I try to do my cuts and measurement to the millimetre whenever (comfortably) possible. I try to avoid tape measures because of the wobble on the hook end.


----------



## Phil P (Jul 25, 2010)

Sawdust Don said:


> There are still woodworkers using carbon steel power saw blades for those reasons.


That's a biy like saying there are woodworkers who don't use hand tools but work direct from the saw or planer (jointer) without any further planing, sanding or scraping.....



Tribute said:


> I try to do my cuts and measurement to the millimetre whenever (comfortably) possible. I try to avoid tape measures because of the wobble on the hook end.


Then, Mark, this will fry your noodle: I was taught not to measure excessively on projects at all. So whether you are making a sash window or a frame and panel door you only measure stuff at the very beginning and transfer them to a rod (story pole). Thereafter dimensions are transferred either by direct marking off the rod or by use of wing dividers. Same goes for taking measurements off at site of stuff like kitchens - the tape should only be a sanity check. In any case buy a box of ten mid market tapes, like the Stanley Fat Max or Lufkins, etc, and compare them side by side - you'll only get two or maybe three which are identical end to end. So if you depend on a tape for measurements use just the one tape for the entire job from start to end and you'll have less problems

Regards

Phil


----------



## tool613 (Apr 7, 2013)

i don't think you can do better than this. ZEN man ZEN.

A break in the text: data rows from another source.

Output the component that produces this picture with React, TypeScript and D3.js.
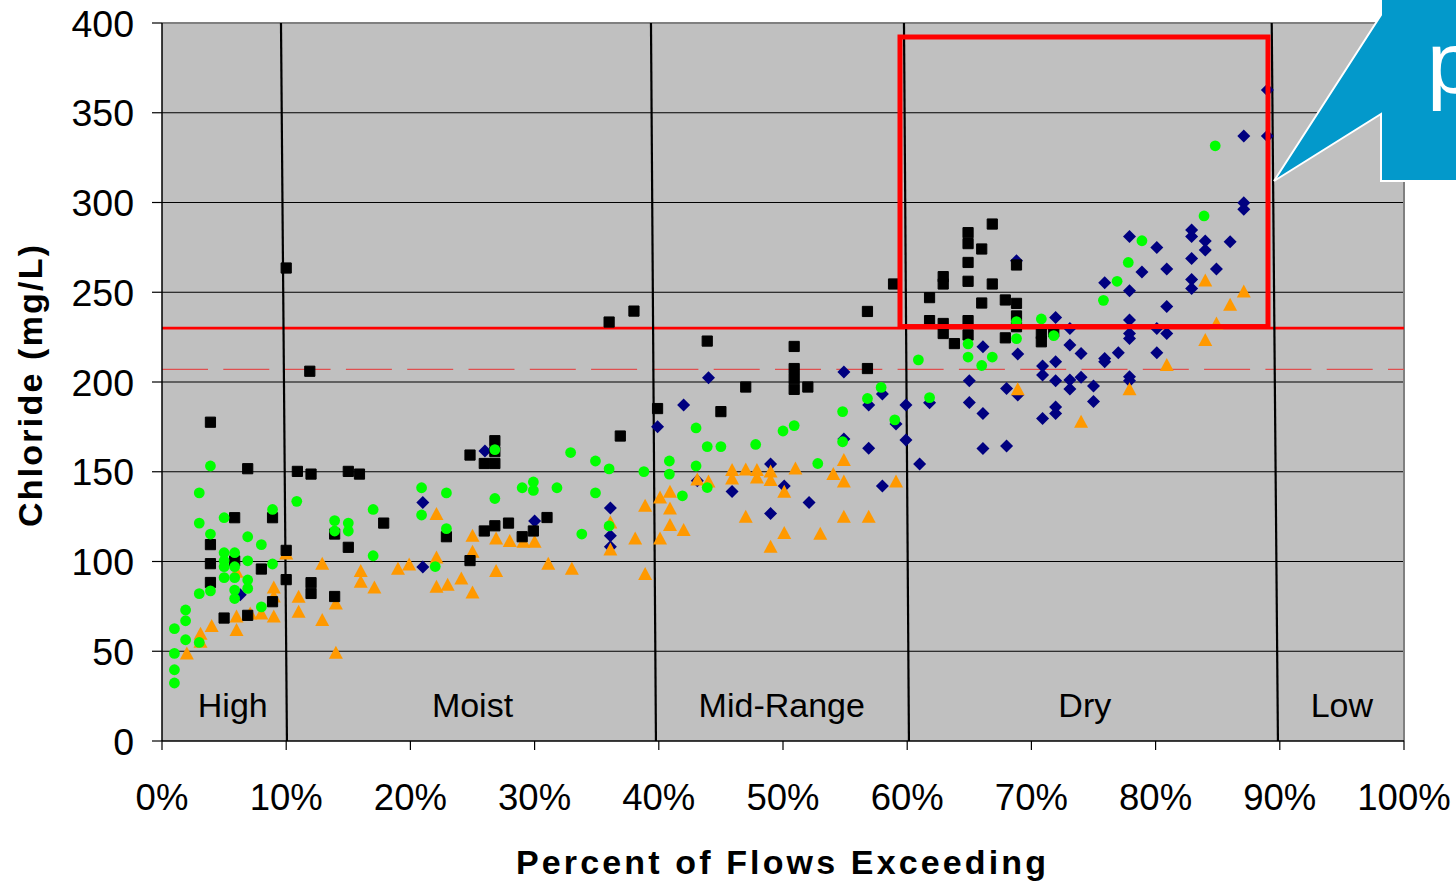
import React from "react";
import * as d3 from "d3";

// ---- data (x = percent of flows exceeding, y = chloride mg/L) ----
const xTicks = [0, 10, 20, 30, 40, 50, 60, 70, 80, 90, 100];
const yTicks = [0, 50, 100, 150, 200, 250, 300, 350, 400];

const zoneNames = ["High", "Moist", "Mid-Range", "Dry", "Low"];
const zoneLabelX = [5.7, 25, 49.9, 74.3, 95];
// divider lines: [x at top (400), x at bottom (0)]
const dividers: [number, number][] = [
  [9.58, 10.06],
  [39.37, 39.77],
  [59.74, 60.14],
  [89.35, 89.85],
];

const standardLine = 230;
const dashedLine = 207;
const highlightBox = { x0: 59.42, x1: 89.05, y0: 230.9, y1: 392.2 };

const squarePts: [number, number][] = [
  [3.9, 177.6], [6.9, 151.7], [10.9, 150.2], [12.0, 148.7], [15.0, 150.2], [15.9, 148.7],
  [5.85, 124.4], [8.9, 124.4], [17.85, 121.4], [13.9, 115.3], [3.9, 109.4], [15.0, 107.9],
  [10.0, 106.2], [3.9, 98.8], [5.85, 100.3], [8.0, 95.8], [3.9, 88.3], [10.0, 89.9],
  [12.0, 88.2], [12.0, 82.2], [13.9, 80.5], [8.9, 77.6], [5.0, 68.5], [6.9, 70.0],
  [10.0, 263.5], [11.9, 206.0], [22.9, 113.8], [24.8, 159.3], [24.8, 100.5], [26.8, 167.3],
  [26.8, 161.2], [25.95, 154.6], [26.8, 154.6], [36.9, 169.9], [25.95, 117.0], [26.8, 119.9],
  [27.9, 121.4], [29.0, 113.8], [29.9, 117.0], [31.0, 124.5], [36.0, 233.4], [38.0, 239.5],
  [39.9, 185.2], [43.9, 222.8], [47.0, 197.2], [45.0, 183.5], [50.9, 219.8], [50.9, 207.5],
  [50.9, 201.8], [50.9, 195.9], [52.0, 197.2], [56.8, 239.3], [56.8, 207.5], [58.9, 254.6],
  [66.85, 288.0], [64.9, 283.2], [64.9, 277.1], [66.0, 274.1], [64.9, 266.6], [62.9, 258.7],
  [62.9, 254.6], [64.9, 256.1], [66.85, 254.6], [61.8, 247.0], [66.0, 244.0], [67.9, 245.7],
  [68.8, 243.8], [68.8, 265.2], [61.8, 234.2], [62.9, 232.6], [62.9, 227.0], [64.9, 234.2],
  [64.9, 226.2], [63.8, 221.4], [68.8, 236.8], [68.8, 230.8], [67.9, 224.6], [70.8, 227.0],
  [70.8, 222.4], [71.8, 228.0],
];

const diamondPts: [number, number][] = [
  [6.3, 81.5], [26.0, 161.6], [21.0, 132.8], [21.0, 96.9], [30.0, 122.6], [36.1, 129.8],
  [36.1, 114.3], [36.1, 108.2], [39.9, 175.1], [44.0, 202.4], [42.0, 187.2], [54.9, 205.6],
  [56.9, 187.2], [58.0, 193.3], [59.9, 187.2], [59.1, 176.6], [54.9, 168.2], [56.9, 163.1],
  [59.9, 167.7], [49.0, 154.3], [43.1, 145.0], [45.9, 139.0], [50.1, 142.1], [58.0, 142.1],
  [52.1, 132.8], [49.0, 126.7],
  [68.8, 267.5], [71.95, 235.9], [73.1, 229.8], [66.1, 219.7], [68.9, 215.6], [73.1, 220.6],
  [74.0, 215.9], [71.95, 211.3], [70.9, 208.9], [70.9, 203.9], [65.0, 200.7], [68.0, 196.4],
  [68.9, 192.8], [71.95, 200.7], [73.1, 201.1], [73.1, 196.1], [74.0, 202.6], [61.8, 188.4],
  [65.0, 188.6], [66.1, 182.5], [70.9, 179.6], [71.95, 186.1], [71.95, 182.5], [61.0, 154.3],
  [66.1, 163.0], [68.0, 164.3],
  [89.0, 362.7], [87.1, 337.0], [89.0, 337.0], [87.1, 299.9], [87.1, 296.2], [82.9, 284.7],
  [82.9, 281.0], [77.9, 281.0], [80.1, 274.9], [84.0, 278.6], [86.0, 278.2], [84.0, 273.5],
  [78.9, 261.3], [80.9, 263.0], [82.9, 268.8], [84.9, 263.0], [75.9, 255.3], [77.9, 250.8],
  [82.9, 257.1], [82.9, 252.1], [80.9, 242.0], [77.9, 234.6], [77.9, 227.0], [77.9, 224.2],
  [80.1, 229.8], [80.9, 227.0], [75.9, 213.1], [75.9, 211.3], [77.0, 216.3], [80.1, 216.3],
  [75.0, 197.8], [77.9, 202.9], [77.9, 200.7], [75.0, 189.1],
];

const circlePts: [number, number][] = [
  [8.9, 129.0], [10.85, 133.5], [3.0, 121.4], [5.0, 124.4], [3.9, 115.3], [6.9, 113.8],
  [8.0, 109.4], [5.0, 104.9], [5.85, 104.9], [5.0, 100.4], [5.0, 97.1], [5.85, 97.1],
  [6.9, 100.4], [8.9, 98.6], [5.0, 91.0], [5.85, 91.0], [6.9, 89.7], [6.9, 85.0],
  [5.85, 84.1], [5.85, 79.4], [3.9, 83.6], [3.0, 82.1], [8.0, 74.7], [1.9, 73.0],
  [1.9, 67.0], [1.0, 62.6], [1.9, 56.4], [3.0, 54.9], [1.0, 48.8], [1.0, 39.7],
  [1.0, 32.3], [3.9, 153.2], [3.0, 138.2],
  [13.9, 122.8], [15.0, 121.4], [13.9, 117.0], [15.0, 117.0], [17.0, 129.0], [17.0, 103.2],
  [20.9, 141.1], [22.9, 138.2], [20.9, 125.9], [22.9, 118.3], [22.0, 97.2],
  [26.8, 162.3], [32.9, 160.7], [34.9, 156.0], [36.0, 151.6], [38.8, 150.1], [26.8, 135.1],
  [29.0, 141.1], [29.9, 144.3], [29.9, 139.6], [31.8, 141.1], [34.9, 138.2], [33.8, 115.3],
  [36.0, 119.8],
  [40.85, 156.0], [40.85, 148.7], [41.9, 136.6], [43.0, 174.4], [43.0, 153.2], [43.9, 164.0],
  [45.0, 164.0], [43.9, 141.2], [47.8, 165.2], [50.0, 172.7], [50.9, 175.7], [52.8, 154.6],
  [54.8, 183.5], [54.8, 166.7], [56.8, 190.8], [57.9, 197.0], [59.0, 178.9],
  [60.9, 212.3], [61.8, 191.3], [64.9, 221.2], [64.9, 213.9], [66.0, 209.2], [66.85, 213.9],
  [68.8, 233.6], [68.8, 224.2], [70.8, 235.1], [71.8, 225.8],
  [84.8, 331.6], [83.9, 292.5], [78.9, 278.7], [77.8, 266.6], [76.9, 256.1], [75.8, 245.5],
];

const trianglePts: [number, number][] = [
  [2.0, 48.7], [3.1, 59.8], [3.1, 55.3], [4.0, 64.1], [6.0, 69.3], [6.0, 61.8],
  [7.1, 71.1], [8.0, 71.1], [9.0, 69.3], [9.0, 85.5], [9.0, 80.5], [11.0, 80.4],
  [11.0, 72.0], [10.0, 104.4], [6.0, 94.3],
  [12.9, 98.8], [12.9, 67.4], [14.0, 76.6], [14.0, 49.1], [16.0, 94.7], [16.0, 88.7],
  [17.1, 85.5], [19.0, 96.0], [19.9, 98.3], [22.1, 126.5], [22.1, 102.2], [22.1, 86.0],
  [23.0, 87.1], [24.1, 90.5],
  [25.0, 82.7], [25.0, 114.3], [25.0, 105.5], [26.9, 112.8], [26.9, 94.7], [28.0, 111.4],
  [29.1, 111.0], [30.0, 111.0], [31.1, 98.8], [33.0, 96.0], [36.1, 121.7], [36.1, 106.7],
  [38.1, 112.8], [38.9, 131.1], [38.9, 93.0],
  [40.1, 135.7], [40.9, 138.8], [40.9, 129.5], [40.9, 120.3], [42.0, 117.5], [40.1, 112.8],
  [43.1, 145.7], [44.0, 144.5], [45.9, 151.0], [45.9, 146.2], [47.0, 151.3], [47.9, 151.0],
  [47.9, 146.8], [49.0, 150.1], [49.0, 145.4], [51.0, 151.8], [50.1, 138.8], [47.0, 124.9],
  [50.1, 115.9], [49.0, 108.2], [53.0, 115.5], [54.9, 156.5], [54.05, 148.7], [54.9, 144.5],
  [54.9, 124.9], [56.9, 124.9], [59.1, 144.5],
  [68.9, 195.9], [74.0, 177.9], [84.0, 256.5], [87.1, 250.4], [86.0, 243.0], [84.9, 232.6],
  [84.0, 223.4], [80.9, 209.5], [77.9, 195.9],
];

const FONT = "'Liberation Sans', Arial, sans-serif";

export default function App() {
  const W = 1456, H = 881;
  const x = d3.scaleLinear().domain([0, 100]).range([162, 1404]);
  const y = d3.scaleLinear().domain([0, 400]).range([741, 23]);

  const squarePath = d3.symbol().type(d3.symbolSquare).size(104)() as string;
  const diamondPath = "M0,-6.5L6.5,0L0,6.5L-6.5,0Z";
  const trianglePath = "M0,-7L7,6L-7,6Z";

  const callout: [number, number][] = [
    [1381, -3], [1381, 15], [1274, 181], [1381, 114], [1381, 181], [1460, 181], [1460, -3],
  ];

  return (
    <svg width={W} height={H} style={{ position: "absolute", left: 0, top: 0, background: "#fff" }}>
      {/* plot area */}
      <rect x={x(0)} y={y(400)} width={x(100) - x(0)} height={y(0) - y(400)} fill="#C0C0C0" />
      {/* grid lines */}
      {yTicks.filter((t) => t > 0 && t < 400).map((t) => (
        <line key={t} x1={x(0)} x2={x(100)} y1={y(t)} y2={y(t)} stroke="#000" strokeWidth={1} />
      ))}
      {/* frame top / right */}
      <line x1={x(0)} x2={x(100)} y1={y(400)} y2={y(400)} stroke="#808080" strokeWidth={2} />
      <line x1={x(100)} x2={x(100)} y1={y(400)} y2={y(0)} stroke="#808080" strokeWidth={2} />
      {/* reference lines */}
      <line x1={x(0)} x2={x(100)} y1={y(dashedLine)} y2={y(dashedLine)} stroke="#E05050" strokeWidth={1.3} strokeDasharray="46 15.3" />
      <line x1={x(0)} x2={x(100)} y1={y(standardLine)} y2={y(standardLine)} stroke="#FF0000" strokeWidth={2.7} />
      {/* dividers */}
      {dividers.map((d, i) => (
        <line key={i} x1={x(d[0])} y1={y(400)} x2={x(d[1])} y2={y(0)} stroke="#000" strokeWidth={2.2} />
      ))}
      {/* markers */}
      {diamondPts.map((p, i) => (
        <path key={"d" + i} d={diamondPath} transform={`translate(${x(p[0])},${y(p[1])})`} fill="#000080" />
      ))}
      {trianglePts.map((p, i) => (
        <path key={"t" + i} d={trianglePath} transform={`translate(${x(p[0])},${y(p[1])})`} fill="#FF9900" />
      ))}
      {squarePts.map((p, i) => (
        <path key={"s" + i} d={squarePath} transform={`translate(${x(p[0])},${y(p[1])})`} fill="#000" stroke="#000" strokeWidth={1} strokeLinejoin="round" />
      ))}
      {circlePts.map((p, i) => (
        <circle key={"c" + i} cx={x(p[0])} cy={y(p[1])} r={5.4} fill="#00FF00" />
      ))}
      {/* highlight box */}
      <rect
        x={x(highlightBox.x0)}
        y={y(highlightBox.y1)}
        width={x(highlightBox.x1) - x(highlightBox.x0)}
        height={y(highlightBox.y0) - y(highlightBox.y1)}
        fill="none"
        stroke="#FF0000"
        strokeWidth={5}
      />
      {/* zone labels */}
      {zoneNames.map((n, i) => (
        <text key={n} x={x(zoneLabelX[i])} y={717} textAnchor="middle" fontFamily={FONT} fontSize={34} fill="#000">
          {n}
        </text>
      ))}
      {/* axes */}
      <line x1={x(0)} x2={x(0)} y1={y(400)} y2={y(0)} stroke="#000" strokeWidth={1.5} />
      <line x1={x(0)} x2={x(100)} y1={y(0)} y2={y(0)} stroke="#000" strokeWidth={1.5} />
      {yTicks.map((t) => (
        <g key={t}>
          <line x1={x(0) - 10} x2={x(0)} y1={y(t)} y2={y(t)} stroke="#000" strokeWidth={1.2} />
          <text x={134} y={y(t)} dy="0.36em" textAnchor="end" fontFamily={FONT} fontSize={37.5} fill="#000">
            {t}
          </text>
        </g>
      ))}
      {xTicks.map((t) => (
        <g key={t}>
          <line x1={x(t)} x2={x(t)} y1={y(0)} y2={y(0) + 9} stroke="#000" strokeWidth={1.2} />
          <text x={x(t)} y={810} textAnchor="middle" fontFamily={FONT} fontSize={36.5} fill="#000">
            {t}%
          </text>
        </g>
      ))}
      <text
        transform="translate(42,386) rotate(-90)"
        textAnchor="middle"
        fontFamily={FONT}
        fontWeight="bold"
        fontSize={34}
        textLength={282}
        lengthAdjust="spacing"
        fill="#000"
      >
        Chloride (mg/L)
      </text>
      <text
        x={781}
        y={874}
        textAnchor="middle"
        fontFamily={FONT}
        fontWeight="bold"
        fontSize={34}
        textLength={530}
        lengthAdjust="spacing"
        fill="#000"
      >
        Percent of Flows Exceeding
      </text>
      {/* callout */}
      <path d={d3.line()(callout) + "Z"} fill="#0399CB" stroke="#FFFFFF" strokeWidth={2} />
      <text x={1427} y={93} fontFamily={FONT} fontSize={88} fill="#FFFFFF">
        p
      </text>
    </svg>
  );
}
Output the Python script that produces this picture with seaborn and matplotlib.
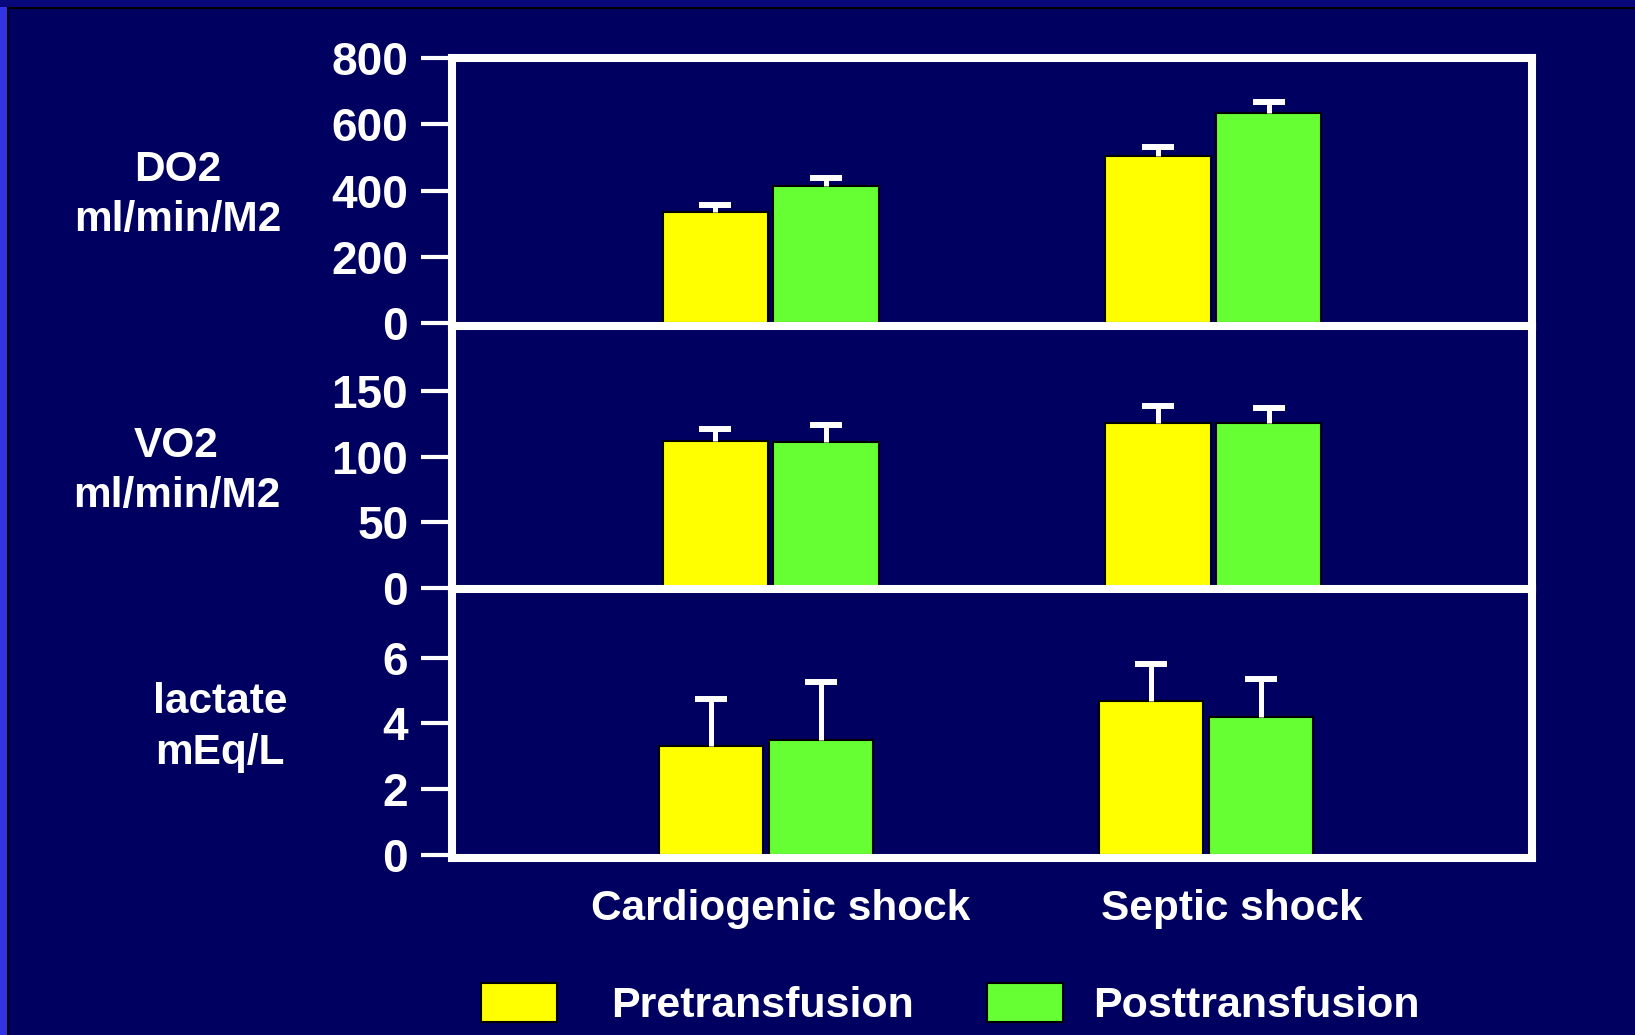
import numpy as np
import pandas as pd
import matplotlib
matplotlib.use('Agg')
import matplotlib.pyplot as plt
import seaborn as sns
from matplotlib.patches import Rectangle

# data
shock = ['Cardiogenic shock', 'Septic shock']
groups = ['Pretransfusion', 'Posttransfusion']

do2_pre = [335, 505]
do2_post = [415, 635]
do2_pre_err = [23, 26]
do2_post_err = [23, 32]

vo2_pre = [112, 126]
vo2_post = [111, 126]
vo2_pre_err = [9, 12.5]
vo2_post_err = [13, 11]

lac_pre = [3.3, 4.7]
lac_post = [3.5, 4.2]
lac_pre_err = [1.45, 1.1]
lac_post_err = [1.77, 1.17]

panel_labels = ['DO2\nml/min/M2', 'VO2\nml/min/M2', 'lactate\nmEq/L']
yticks1 = [0, 200, 400, 600, 800]
yticks2 = [0, 50, 100, 150]
yticks3 = [0, 2, 4, 6]

bg = '#000060'
colors = {'Pretransfusion': '#FFFF00', 'Posttransfusion': '#66FF33'}

sns.set_style('white')
plt.rcParams['font.family'] = ['Liberation Sans', 'DejaVu Sans']
plt.rcParams['font.weight'] = 'bold'


def make_df(pre, post):
    return pd.DataFrame({
        'shock': shock * 2,
        'group': [groups[0]] * 2 + [groups[1]] * 2,
        'value': list(pre) + list(post),
    })


panels = [
    (make_df(do2_pre, do2_post), do2_pre_err, do2_post_err, yticks1, (-8, 800)),
    (make_df(vo2_pre, vo2_post), vo2_pre_err, vo2_post_err, yticks2, (-1, 200)),
    (make_df(lac_pre, lac_post), lac_pre_err, lac_post_err, yticks3, (-0.1, 8.1)),
]

fig = plt.figure(figsize=(16.35, 10.35), dpi=100, facecolor=bg)
gs = fig.add_gridspec(3, 1, left=452 / 1635, right=1532 / 1635,
                      top=1 - 58 / 1035, bottom=1 - 858 / 1035,
                      height_ratios=[268, 263, 269], hspace=0)
axes = [fig.add_subplot(gs[i]) for i in range(3)]

label_pos = [(-0.254, 0.49), (-0.255, 0.45), (-0.215, 0.485)]
xlims = [(-0.72, 1.72), (-0.72, 1.72), (-0.713, 1.741)]

handles, labels = None, None
for i, (ax, (df, err_pre, err_post, yt, yl)) in enumerate(zip(axes, panels)):
    ax.patch.set_visible(False)
    sns.barplot(data=df, x='shock', y='value', hue='group', hue_order=groups,
                order=shock, palette=colors, saturation=1, width=0.5, gap=0.05,
                edgecolor='black', linewidth=1.5, errorbar=None,
                legend=(i == 0), ax=ax, zorder=2)
    if i == 0:
        handles, labels = ax.get_legend_handles_labels()
        ax.get_legend().remove()

    # upper-only error bars on top of each bar
    for cont, errs in zip(ax.containers, [err_pre, err_post]):
        xs = [p.get_x() + p.get_width() / 2 for p in cont]
        hs = [p.get_height() for p in cont]
        eb = ax.errorbar(xs, hs, yerr=[np.zeros(len(errs)), errs], fmt='none',
                         ecolor='white', elinewidth=3.6, capsize=11.5,
                         capthick=4.3, zorder=3)
        eb[1][0].remove()  # drop the lower cap

    ax.set_ylim(*yl)
    ax.set_xlim(*xlims[i])
    ax.set_yticks(yt)
    ax.set_yticklabels([str(v) for v in yt])
    ax.tick_params(axis='y', left=True, colors='white', labelcolor='white',
                   labelsize=33, length=22, width=3, direction='out', pad=9.5)
    for t in ax.get_yticklabels():
        t.set_fontweight('bold')

    ax.set_ylabel(panel_labels[i], rotation=0, color='white', fontsize=30.5,
                  fontweight='bold', ha='center', va='center',
                  multialignment='center', linespacing=1.33)
    ax.yaxis.set_label_coords(*label_pos[i])
    ax.set_xlabel('')

    for side in ['left', 'right', 'bottom', 'top']:
        ax.spines[side].set_color('white')
        ax.spines[side].set_linewidth(5.8)
        ax.spines[side].set_zorder(4)
    if i > 0:
        ax.spines['top'].set_visible(False)

    if i < 2:
        ax.set_xticks([])
    else:
        # category labels sit a little right of the bar groups on the slide
        ax.set_xticks(np.arange(len(shock)) + np.array([0.034, 0.059]))
        ax.set_xticklabels(shock)
        ax.tick_params(axis='x', bottom=False, length=0, labelsize=30.5,
                       labelcolor='white', pad=22)
        for t in ax.get_xticklabels():
            t.set_fontweight('bold')

leg_kw = dict(loc='center left', frameon=False, borderpad=0, borderaxespad=0,
              prop={'size': 31, 'weight': 'bold'}, labelcolor='white',
              handlelength=1.77, handleheight=1.0)
leg1 = fig.legend(handles[:1], labels[:1], bbox_to_anchor=(481 / 1635, 0.029),
                  handletextpad=1.25, **leg_kw)
leg2 = fig.legend(handles[1:], labels[1:], bbox_to_anchor=(987 / 1635, 0.029),
                  handletextpad=0.7, **leg_kw)

# slide border strips
fig.add_artist(Rectangle((0, 0), 7 / 1635, 1, transform=fig.transFigure,
                         facecolor='#3333e6', edgecolor='none', zorder=0))
fig.add_artist(Rectangle((7 / 1635, 0), 2 / 1635, 1 - 7 / 1035,
                         transform=fig.transFigure, facecolor='black',
                         edgecolor='none', zorder=0))
fig.add_artist(Rectangle((0, 1 - 7 / 1035), 1, 7 / 1035, transform=fig.transFigure,
                         facecolor='#08087a', edgecolor='none', zorder=0))
fig.add_artist(Rectangle((7 / 1635, 1 - 9 / 1035), 1, 2 / 1035,
                         transform=fig.transFigure, facecolor='black',
                         edgecolor='none', zorder=0))

fig.savefig('out.png', dpi=100, facecolor=bg)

Kezuroukai, Planing Competition Finals 2012 - YouTube

jack
English machines


----------



## Sawdust Don (Nov 1, 2012)

"That's a biy like saying there are woodworkers who don't use hand tools but work direct from the saw or planer (jointer) without any further planing, sanding or scraping....."

I certainly never implied anything of the sort.
However, in my experience, the better the machine cut, the less time/amount of hand work needed in finishing.
It also could be said, many run blades and cutters way past time for sharpening, making matters worse.

You know its just mind boggling that the English just couldnt match metal working machines with the US.
This Monarch 10EE being only one example.

Yes they tried to copy it, but just couldnt do it, tsk tsk.


----------



## MEBCWD (Jan 14, 2012)

Wood moves, plywood panels move, and even metal moves. So how do you deal with this movement in the materials? 

Try to cut all of your like parts at the same time. Cut them to width at the same time. Cut them to length at the same time. Cut all your miters at the same time. Store all of the parts together while you build the project so they are subjected to the same environmental factors.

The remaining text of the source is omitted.